Not only does it cut us off from our life force energy, our intuition, and our ability to thrive and experience real pleasure.
It is incredibly physically hard on our bodies. triggering the fight or flight response, creating chronic tension, impacting hormone balance, circulation, and pain pathways in the brain.
In light of the number of women sharing #metoo stories, it’s not hard to see how women’s health issues like chronic pelvic pain, fatigue, anxiety, and depression, have reached epidemic proportions.
Unhealed trauma, unexpressed anger and rage, unfelt pleasure and desire affect our health.
If you’ve been on an emotional roller coaster these past couple weeks, and/or you’re feeling triggered around your own trauma…

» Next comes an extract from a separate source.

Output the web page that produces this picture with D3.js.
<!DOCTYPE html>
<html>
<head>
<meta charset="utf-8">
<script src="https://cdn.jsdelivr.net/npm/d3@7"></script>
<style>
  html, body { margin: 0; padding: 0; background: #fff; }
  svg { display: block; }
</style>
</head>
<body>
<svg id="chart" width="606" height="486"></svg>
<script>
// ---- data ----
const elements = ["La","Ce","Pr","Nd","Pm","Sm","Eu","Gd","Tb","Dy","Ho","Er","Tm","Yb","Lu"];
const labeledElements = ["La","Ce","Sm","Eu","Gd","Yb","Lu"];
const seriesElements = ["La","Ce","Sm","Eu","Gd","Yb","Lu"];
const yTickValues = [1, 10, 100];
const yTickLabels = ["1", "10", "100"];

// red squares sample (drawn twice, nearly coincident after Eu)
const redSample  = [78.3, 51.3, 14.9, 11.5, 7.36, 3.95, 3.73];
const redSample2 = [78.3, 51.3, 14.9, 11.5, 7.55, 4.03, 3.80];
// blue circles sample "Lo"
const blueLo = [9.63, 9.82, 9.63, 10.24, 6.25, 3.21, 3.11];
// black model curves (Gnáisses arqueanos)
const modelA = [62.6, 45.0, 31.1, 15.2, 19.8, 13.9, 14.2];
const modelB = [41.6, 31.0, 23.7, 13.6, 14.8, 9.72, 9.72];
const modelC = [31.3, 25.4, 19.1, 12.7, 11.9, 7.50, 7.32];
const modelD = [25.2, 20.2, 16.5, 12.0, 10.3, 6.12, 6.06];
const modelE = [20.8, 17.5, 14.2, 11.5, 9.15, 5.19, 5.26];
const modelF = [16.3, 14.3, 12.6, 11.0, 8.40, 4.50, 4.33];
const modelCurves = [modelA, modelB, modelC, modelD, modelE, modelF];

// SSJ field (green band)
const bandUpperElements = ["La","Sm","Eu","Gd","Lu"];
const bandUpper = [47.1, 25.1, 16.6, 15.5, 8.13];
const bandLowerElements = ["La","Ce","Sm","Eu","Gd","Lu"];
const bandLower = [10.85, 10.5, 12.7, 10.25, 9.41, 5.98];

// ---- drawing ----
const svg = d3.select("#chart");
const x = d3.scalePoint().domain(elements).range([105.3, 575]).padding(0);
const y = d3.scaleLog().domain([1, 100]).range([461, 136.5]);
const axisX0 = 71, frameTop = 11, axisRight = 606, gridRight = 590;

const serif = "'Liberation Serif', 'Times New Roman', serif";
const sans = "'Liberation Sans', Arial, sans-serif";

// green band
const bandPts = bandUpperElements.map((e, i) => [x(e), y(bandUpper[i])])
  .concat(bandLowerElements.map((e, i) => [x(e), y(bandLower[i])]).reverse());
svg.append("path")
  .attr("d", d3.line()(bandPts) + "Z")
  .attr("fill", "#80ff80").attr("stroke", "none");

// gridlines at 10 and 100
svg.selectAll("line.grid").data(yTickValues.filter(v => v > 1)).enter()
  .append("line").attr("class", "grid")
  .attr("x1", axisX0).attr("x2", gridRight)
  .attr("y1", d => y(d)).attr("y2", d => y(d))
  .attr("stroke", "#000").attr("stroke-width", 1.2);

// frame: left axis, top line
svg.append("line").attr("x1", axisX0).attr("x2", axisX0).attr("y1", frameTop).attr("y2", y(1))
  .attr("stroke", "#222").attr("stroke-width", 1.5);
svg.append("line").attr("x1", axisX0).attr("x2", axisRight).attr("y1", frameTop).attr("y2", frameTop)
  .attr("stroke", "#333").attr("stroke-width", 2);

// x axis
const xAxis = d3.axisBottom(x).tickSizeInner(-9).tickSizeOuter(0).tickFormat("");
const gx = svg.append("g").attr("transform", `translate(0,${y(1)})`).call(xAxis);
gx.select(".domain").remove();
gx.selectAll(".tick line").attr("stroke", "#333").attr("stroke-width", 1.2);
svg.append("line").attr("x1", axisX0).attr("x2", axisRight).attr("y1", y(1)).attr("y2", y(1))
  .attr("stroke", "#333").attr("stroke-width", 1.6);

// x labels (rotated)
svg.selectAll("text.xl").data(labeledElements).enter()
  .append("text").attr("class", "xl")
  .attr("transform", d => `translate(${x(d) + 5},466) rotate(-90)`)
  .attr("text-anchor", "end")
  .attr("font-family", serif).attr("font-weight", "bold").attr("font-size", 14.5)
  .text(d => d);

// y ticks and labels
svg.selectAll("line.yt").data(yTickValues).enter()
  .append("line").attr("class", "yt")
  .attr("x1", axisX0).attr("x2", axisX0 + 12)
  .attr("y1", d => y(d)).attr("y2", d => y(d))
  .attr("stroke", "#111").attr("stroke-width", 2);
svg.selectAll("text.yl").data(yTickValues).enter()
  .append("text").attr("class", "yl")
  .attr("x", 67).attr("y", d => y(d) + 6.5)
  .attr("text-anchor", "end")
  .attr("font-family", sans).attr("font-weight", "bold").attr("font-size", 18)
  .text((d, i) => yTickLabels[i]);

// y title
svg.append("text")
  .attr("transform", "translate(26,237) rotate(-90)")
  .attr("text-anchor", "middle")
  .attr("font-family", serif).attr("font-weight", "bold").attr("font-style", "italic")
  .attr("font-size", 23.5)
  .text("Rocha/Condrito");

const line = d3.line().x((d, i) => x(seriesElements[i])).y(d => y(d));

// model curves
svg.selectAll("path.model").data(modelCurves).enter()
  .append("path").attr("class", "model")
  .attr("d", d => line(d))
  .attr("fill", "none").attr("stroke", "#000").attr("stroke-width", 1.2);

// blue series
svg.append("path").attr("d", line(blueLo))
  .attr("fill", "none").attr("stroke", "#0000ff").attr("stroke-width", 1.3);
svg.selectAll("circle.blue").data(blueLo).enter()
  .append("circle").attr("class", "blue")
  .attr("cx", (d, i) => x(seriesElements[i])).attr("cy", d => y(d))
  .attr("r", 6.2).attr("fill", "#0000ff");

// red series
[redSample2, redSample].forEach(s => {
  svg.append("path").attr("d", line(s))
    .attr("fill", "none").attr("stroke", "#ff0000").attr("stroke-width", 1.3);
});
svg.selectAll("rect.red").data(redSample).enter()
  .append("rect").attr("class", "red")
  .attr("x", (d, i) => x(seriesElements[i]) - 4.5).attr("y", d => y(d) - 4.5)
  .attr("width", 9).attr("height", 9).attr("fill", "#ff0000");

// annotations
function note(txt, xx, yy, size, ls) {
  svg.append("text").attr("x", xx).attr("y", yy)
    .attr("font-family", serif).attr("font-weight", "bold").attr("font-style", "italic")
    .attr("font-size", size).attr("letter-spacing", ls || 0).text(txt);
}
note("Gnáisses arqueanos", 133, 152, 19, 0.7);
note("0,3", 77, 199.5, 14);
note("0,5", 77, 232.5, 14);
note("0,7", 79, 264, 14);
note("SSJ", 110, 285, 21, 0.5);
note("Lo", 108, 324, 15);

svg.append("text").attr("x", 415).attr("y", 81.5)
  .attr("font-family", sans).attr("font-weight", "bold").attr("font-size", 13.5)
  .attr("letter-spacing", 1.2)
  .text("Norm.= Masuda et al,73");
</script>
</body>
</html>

Here are a few things I want you to know:
1)While things might feel uncomfortable and overwhelming right now, increased awareness is always good, especially increased awareness of your own truth and emotional experience. Don’t stuff what’s coming up. Whatever it is, it’s likely been contributing to your pain. This is an opportunity to heal it.
2)Acknowledging and healing the impact of trauma on your body is an important part of relieving painful sex and other types of pelvic pain (along with anxiety, depression, and other chronic health issues). A mind body approach is a really effective way to help heal all of this.

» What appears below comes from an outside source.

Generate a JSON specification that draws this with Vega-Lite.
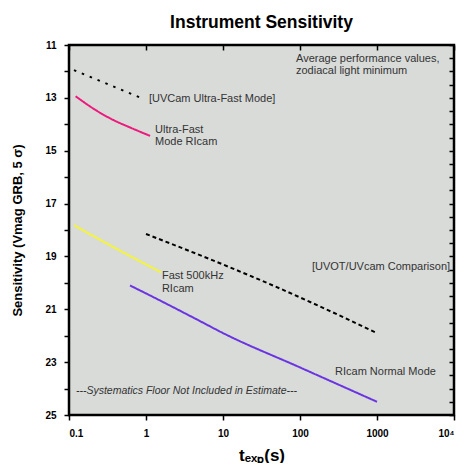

3)Your rage is here for a reason and it is an incredibly valuable and powerful tool in healing and reclaiming your power and sense of self. Don’t suppress it, learn how to allow it, feel it, welcome it, and use it. Here are a couple blog posts to help you with that:
4)You are not alone. If you’re feeling alone and triggered I encourage you to get some support. In particular support with allowing and feeling your emotions IN YOUR BODY. Connect with other women. Consider therapy if you’ve experienced trauma and never talked with a therapist about it. Check out my website. There is a ton on information on my blog that can help with allowing emotions in a healthy way. My Healing Female Pain program walks you step by step through the process of reclaiming your body and emotions, and is available to start any time. I also offer private coaching programs that provide more customized one-on-one guidance and support.
5)Healing the effects of sexual trauma is not only possible, it is a doorway to new levels of freedom, connection and joy in your body and in your life….as well as change on a bigger scale. That said, we can’t do it all at once. Take good care of yourself. Do things that nourish your body and soul, whether that’s extra rest, time in nature, a warm bath, or something else that feels like play to you.

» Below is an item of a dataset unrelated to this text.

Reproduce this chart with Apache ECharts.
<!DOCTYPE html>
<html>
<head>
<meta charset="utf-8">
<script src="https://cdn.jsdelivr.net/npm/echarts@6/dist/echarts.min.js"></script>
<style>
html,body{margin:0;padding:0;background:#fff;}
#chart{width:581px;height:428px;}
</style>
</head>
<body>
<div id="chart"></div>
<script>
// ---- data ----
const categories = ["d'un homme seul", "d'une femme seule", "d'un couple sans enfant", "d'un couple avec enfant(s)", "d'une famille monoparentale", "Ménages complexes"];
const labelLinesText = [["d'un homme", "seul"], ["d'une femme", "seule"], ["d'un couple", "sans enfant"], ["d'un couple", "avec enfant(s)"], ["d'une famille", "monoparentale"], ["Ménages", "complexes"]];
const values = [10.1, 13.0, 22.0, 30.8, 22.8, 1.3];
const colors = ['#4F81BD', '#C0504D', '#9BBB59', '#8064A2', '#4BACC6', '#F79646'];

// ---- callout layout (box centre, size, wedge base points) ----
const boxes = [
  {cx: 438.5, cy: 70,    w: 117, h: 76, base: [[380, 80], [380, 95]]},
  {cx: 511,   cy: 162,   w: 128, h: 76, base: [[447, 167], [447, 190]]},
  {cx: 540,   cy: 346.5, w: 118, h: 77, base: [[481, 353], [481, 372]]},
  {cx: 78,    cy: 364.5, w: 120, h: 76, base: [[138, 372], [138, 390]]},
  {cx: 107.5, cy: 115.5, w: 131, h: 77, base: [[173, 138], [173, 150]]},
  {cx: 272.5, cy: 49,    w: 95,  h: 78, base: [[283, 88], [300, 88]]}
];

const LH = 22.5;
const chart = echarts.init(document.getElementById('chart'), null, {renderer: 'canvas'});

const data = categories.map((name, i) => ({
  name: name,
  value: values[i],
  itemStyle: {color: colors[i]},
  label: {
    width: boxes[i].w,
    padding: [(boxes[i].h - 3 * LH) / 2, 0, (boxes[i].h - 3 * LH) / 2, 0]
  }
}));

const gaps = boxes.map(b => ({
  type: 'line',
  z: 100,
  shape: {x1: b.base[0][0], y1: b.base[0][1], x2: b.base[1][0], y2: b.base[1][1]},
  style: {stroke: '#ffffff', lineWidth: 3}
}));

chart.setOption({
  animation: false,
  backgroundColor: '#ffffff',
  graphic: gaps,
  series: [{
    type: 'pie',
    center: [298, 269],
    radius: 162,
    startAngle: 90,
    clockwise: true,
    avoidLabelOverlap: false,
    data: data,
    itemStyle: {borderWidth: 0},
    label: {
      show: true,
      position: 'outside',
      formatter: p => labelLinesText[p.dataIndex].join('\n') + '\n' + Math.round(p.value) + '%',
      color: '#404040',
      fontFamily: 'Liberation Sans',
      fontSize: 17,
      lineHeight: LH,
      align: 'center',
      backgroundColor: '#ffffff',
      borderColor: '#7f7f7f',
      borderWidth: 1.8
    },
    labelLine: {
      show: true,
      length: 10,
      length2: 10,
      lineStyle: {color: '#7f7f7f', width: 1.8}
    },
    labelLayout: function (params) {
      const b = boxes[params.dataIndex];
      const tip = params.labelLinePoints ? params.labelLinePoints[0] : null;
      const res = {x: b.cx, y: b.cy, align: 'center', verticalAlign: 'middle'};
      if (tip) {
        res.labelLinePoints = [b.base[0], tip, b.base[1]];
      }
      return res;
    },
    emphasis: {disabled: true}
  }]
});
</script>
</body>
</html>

Whatever is coming up for you right now, I invite you to honor and be present with your experience and yourself. Speak up and share your truth in ways that feel safe to you. Find support. While it can feel hard to face some of the deeper issues that can be underlying or contributing to pelvic pain, it is so important to do.
There is a whole world of pleasure, health, joy, energy, and empowerment that are rightfully yours and totally accessible. This is an opportunity to begin (or continue) reclaiming that for yourself.
As each one of us heals ourselves, we empower every other woman to do the same.